The tutorial is written for those who would like an introduction to reinforcement learning (RL). The aim is to provide an intuitive presentation of the ideas rather than concentrate on the deeper mathematics underlying the topic. RL is generally used to solve the so-called Markov decision problem (MDP). In other words, the problem that you are attempting to solve with RL should be an MDP or its variant. The theory of RL relies on dynamic programming (DP) and artificial intelligence (AI). We will begin with a quick description of MDPs. We will discuss what we mean by “complex” and “large-scale” MDPs. Then we will explain why RL is needed to solve complex and large-scale MDPs. The semi-Markov decision problem (SMDP) will also be covered.

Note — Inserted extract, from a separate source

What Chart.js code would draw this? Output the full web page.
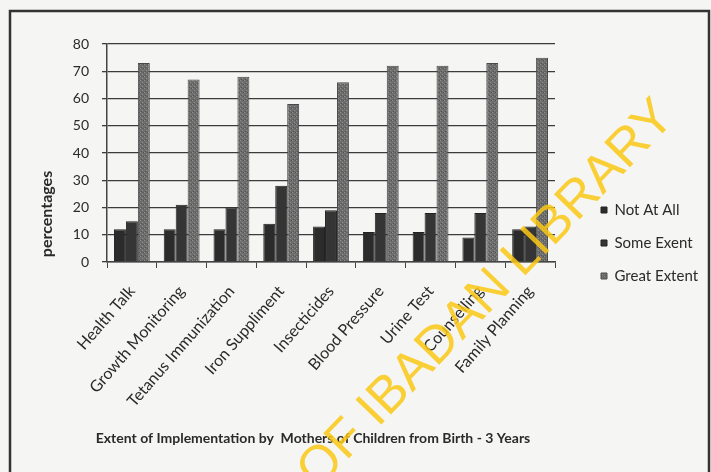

The tutorial is meant to serve as an introduction to these topics and is based mostly on the book: “Simulation-based optimization: Parametric Optimization techniques and reinforcement learning” [4]. The book discusses this topic in greater detail in the context of simulators. There are at least two other textbooks that I would recommend you to read: (i) Neuro-dynamic programming [2] (lots of details on convergence analysis) and (ii) Reinforcement Learning: An Introduction [11] (lots of details on underlying AI concepts). A more recent tutorial on this topic is [8]. This tutorial has 2 sections: • Section 2 discusses MDPs and SMDPs. • Section 3 discusses RL. By the end of this tutorial, you should be able to • Identify problem structures that can be set up as MDPs / SMDPs. • Use some RL algorithms.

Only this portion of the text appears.